Accordingly, there are several hundred people suffering from it, almost all of them in South Shore Nova Scotia around that Bay or nearby. The disease has long term effects that manifest not unlike chronic fatigue - since the missing gene clears out toxins from the cells.

Two treatments are now available, after extensive testing on volunteers (from the South Shore). However, as the clinical trial period ends, so does their coverage.

As the disorder is genetic, a science-based treatment is the only possible treatment. There are no alternatives. The drugs are expensive and cannot be covered by anyone who is not extremely and independently wealthy. In Canada it is only governments in a position to pay for the therapy.
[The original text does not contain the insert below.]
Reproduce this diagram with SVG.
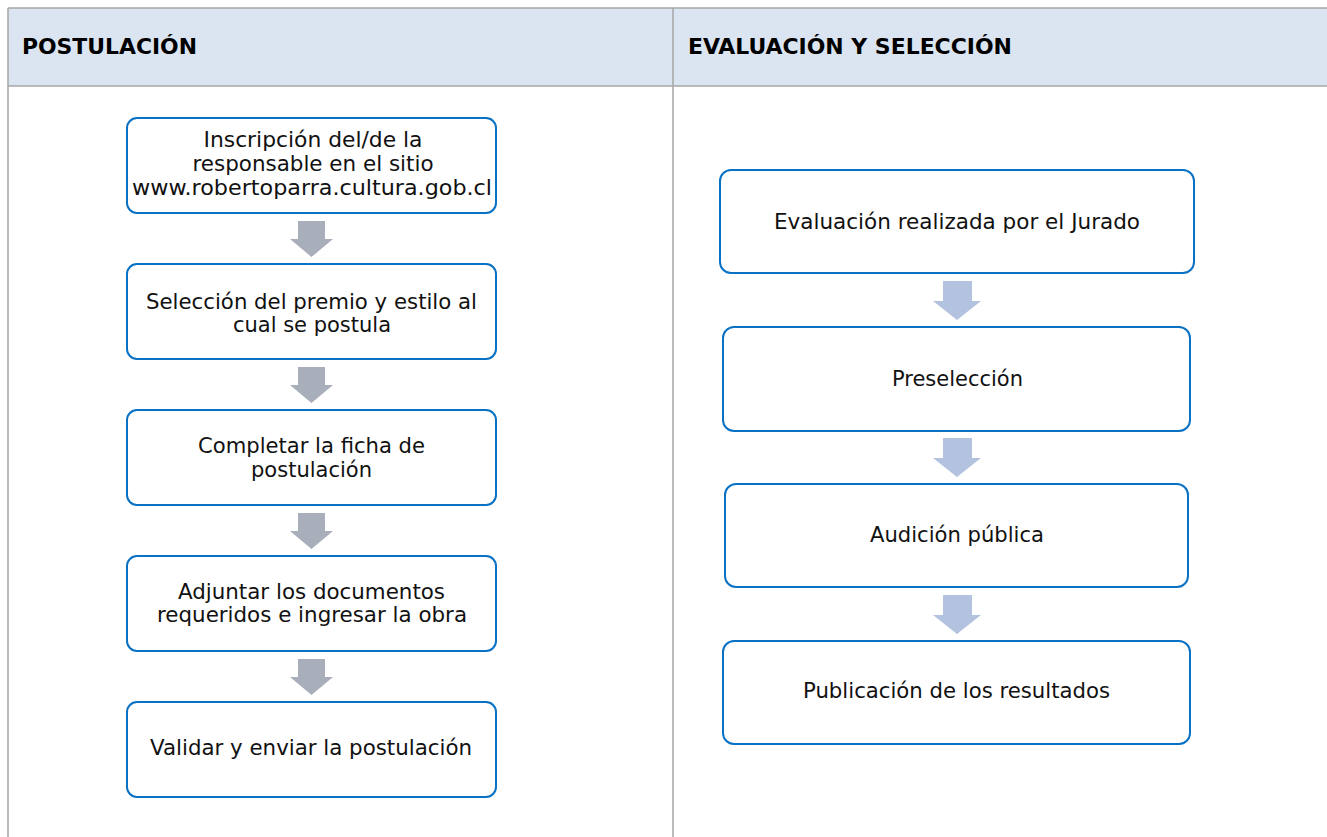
<svg xmlns="http://www.w3.org/2000/svg" width="1327" height="837" viewBox="0 0 1327 837">
<style>
.hdr{font-family:"DejaVu Sans Condensed","DejaVu Sans",sans-serif;font-weight:bold;font-size:22px;fill:#000}
.box{fill:#fff;stroke:#0A72C4;stroke-width:2}
.t{font-family:"DejaVu Sans","Liberation Sans",sans-serif;font-size:21px;fill:#111;text-anchor:middle}
.al{fill:#A9AEBB}
.ar{fill:#B3C3DF}
.grid{stroke:#A6A6A6;stroke-width:1.5;fill:none}
</style>
<rect x="8" y="8" width="1319" height="78" fill="#DBE5F1"/>
<g class="grid">
<line x1="8" y1="8" x2="1327" y2="8"/>
<line x1="8" y1="86" x2="1327" y2="86"/>
<line x1="8" y1="8" x2="8" y2="837"/>
<line x1="673" y1="8" x2="673" y2="837"/>
</g>
<text class="hdr" x="22" y="54" textLength="175" lengthAdjust="spacingAndGlyphs">POSTULACIÓN</text>
<text class="hdr" x="688" y="54" textLength="324" lengthAdjust="spacingAndGlyphs">EVALUACIÓN Y SELECCIÓN</text>
<g id="connectors">
<polygon class="al" points="298,221 325,221 325,239 333,239 311.5,257 290,239 298,239"/>
<polygon class="al" points="298,367 325,367 325,385 333,385 311.5,403 290,385 298,385"/>
<polygon class="al" points="298,513 325,513 325,531 333,531 311.5,549 290,531 298,531"/>
<polygon class="al" points="298,659 325,659 325,677 333,677 311.5,695 290,677 298,677"/>
<polygon class="ar" points="943,281 972,281 972,301 981,301 957,320 933,301 943,301"/>
<polygon class="ar" points="943,438 972,438 972,458 981,458 957,477 933,458 943,458"/>
<polygon class="ar" points="943,595 972,595 972,615 981,615 957,634 933,615 943,615"/>
</g>
<g id="n1"><rect class="box" x="127" y="118" width="369" height="95" rx="10"/>
<text class="t" x="313" y="147" textLength="219" lengthAdjust="spacingAndGlyphs">Inscripción del/de la</text>
<text class="t" x="313" y="171" textLength="241" lengthAdjust="spacingAndGlyphs">responsable en el sitio</text>
<text class="t" x="312" y="195" textLength="360" lengthAdjust="spacingAndGlyphs">www.robertoparra.cultura.gob.cl</text></g>
<g id="n2"><rect class="box" x="127" y="264" width="369" height="95" rx="10"/>
<text class="t" x="311.5" y="309" textLength="331" lengthAdjust="spacingAndGlyphs">Selección del premio y estilo al</text>
<text class="t" x="312" y="332">cual se postula</text></g>
<g id="n3"><rect class="box" x="127" y="410" width="369" height="95" rx="10"/>
<text class="t" x="311.5" y="453" textLength="227" lengthAdjust="spacingAndGlyphs">Completar la ficha de</text>
<text class="t" x="311.5" y="477" textLength="121" lengthAdjust="spacingAndGlyphs">postulación</text></g>
<g id="n4"><rect class="box" x="127" y="556" width="369" height="95" rx="10"/>
<text class="t" x="311.5" y="599" textLength="267" lengthAdjust="spacingAndGlyphs">Adjuntar los documentos</text>
<text class="t" x="312" y="622" textLength="310" lengthAdjust="spacingAndGlyphs">requeridos e ingresar la obra</text></g>
<g id="n5"><rect class="box" x="127" y="702" width="369" height="95" rx="10"/>
<text class="t" x="311" y="755" textLength="322" lengthAdjust="spacingAndGlyphs">Validar y enviar la postulación</text></g>
<g id="r1"><rect class="box" x="720" y="170" width="474" height="103" rx="11"/>
<text class="t" x="957" y="229" textLength="366" lengthAdjust="spacingAndGlyphs">Evaluación realizada por el Jurado</text></g>
<g id="r2"><rect class="box" x="723" y="327" width="467" height="104" rx="11"/>
<text class="t" x="957.5" y="386" textLength="131" lengthAdjust="spacingAndGlyphs">Preselección</text></g>
<g id="r3"><rect class="box" x="725" y="484" width="463" height="103" rx="11"/>
<text class="t" x="957" y="542" textLength="174" lengthAdjust="spacingAndGlyphs">Audición pública</text></g>
<g id="r4"><rect class="box" x="723" y="641" width="467" height="103" rx="11"/>
<text class="t" x="956.5" y="698" textLength="307" lengthAdjust="spacingAndGlyphs">Publicación de los resultados</text></g>
</svg>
Despite the fact that the NS PC Premier of Nova Scotia, John Hamm, received over $800M from the Atlantic Accord, as of 2005-04, his government had made no promises to cover the $20M/year cost of coverage, and, had not broached the issue with the federal government to cover the extremely localized misfortune of these people.

This is expected to be an issue in any Nova Scotia provincial election, 2005, as the clinical coverage has only recently run out.